Few months ago, I reviewed Melrose S9 tiny Android phone with 2.4″ display and 3G connectivity. I was captivated with the idea of super small smartphones and how it could be handy in some situations. Too bad my first pick didn’t end well. My Melrose S9 phone stopped working in just 3 days. Lucky I managed to claim full refund. Today I try my luck once again with another super small Android phone: Jelly Pro.

Jelly Android smartphone has 2.45″ display (240 x 432 pixels) and 4G connection. It measures 92.4 x 43 x 13 mm and weighs 74 gr with the battery. It is available in 3 colours: pearl white, space black and sky blue. As you can see from the photo, I choose the sky blue model. The CPU uses Quad Core CortexA53 1.1GHz. The regular model has 1GB RAM and 8GB storage; the Pro model has 2 GB RAM and 16 GB storage. For photography, it offers 2 MP front camera and 8 MP rear camera capable to record 1080p video. It can play AMR, AAC, AAC+, MP3, MIDI, WMA and WAV audio formats, 3GP and MPEG4 video formats.

For connectivity, this phone sports dual standby nano SIM cards. Only 1 of them can have 4G connection, the other SIM is basically only for conventional phone calls and text messages. It has Bluetooth 4.1, WiFi 802.11 a/b/g/n 2.4GHz/5GHz, built-in GPS, compass and gyroscope. It supports MicroSD card up to 256 GB, charges through standard micro USB port and has 3.5 mm audio port.

From software-side, Jelly Pro is powered by custom Android 7.0 Nougat. I find their version of Android is reasonably lightweight without much bloatwares. It scales down every display into super tiny icons and indicators. They’re not the most comfortable size to interact with, for sure, but they’re surprisingly usable.

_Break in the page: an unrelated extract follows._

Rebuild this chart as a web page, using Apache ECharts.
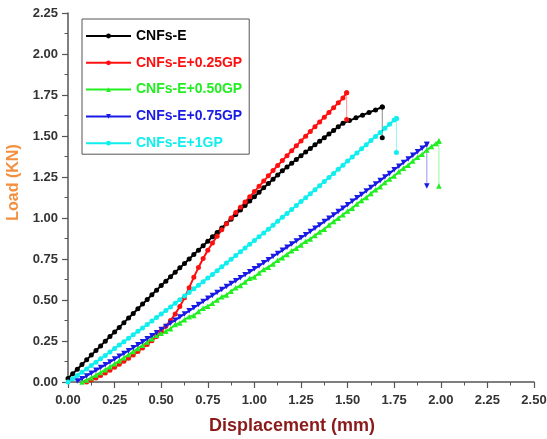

Just like normal Android phone, it has access to Google Play Store. So far, all apps that I regularly use are compatible with this tiny phone and they are, again, usable. Apps take some time to load, but it’s just something we would expect from a low-end Android phone in under $100 category.

With only 950 mAh battery, the makers of this phone promises 3 days working time or 7 days standby time. This claim is a big lie. Even for standby, it survives maximum 2 days, and that’s with single SIM card and almost all notifications turned off. Another thing about battery is the fact that the battery was inside the phone when I first unboxed this product. I immediately tried to turn on the phone and failed. Plugged the phone into charging for 2 hours, still won’t turn on. I almost thought I got defective product until I tried to open the phone’s back cover and found that the battery is still wrapped in plastic and there is no information about it anywhere in the packaging. To make it worse, the effort of opening the back cover was rather tricky and I hurt my nail in the process.

Photo quality is mediocre. Sound volume is surprisingly loud for a phone that size.

When I installed a micro SD card, it asked me whether I want to integrate it into internal storage or treats the memory card as external storage. Of course if we choose internal storage, the card won’t be usable with other devices. During few weeks of usage, I found the false alerts of micro SD card undetected twice (the card was still there and I didn’t even open the back cover). Simply restarting the phone solved the weirdness.

I like the small detail about putting colored LED around the home “button”. When I charge this phone, it shows red LED and when it turns green when fully charged. I think that’s a rather nice place to put the LED indicator.

Other than its very unusual size, this phone has no wow factor whatsoever. Thanks to its tiny size, reasonable price and not-so-bad performance (assuming we set the right expectation from the first place), it qualifies as something worth to keep to say the least. If super tiny size is your main criteria in choosing a phone, get this one. Otherwise, there are many better phones out there.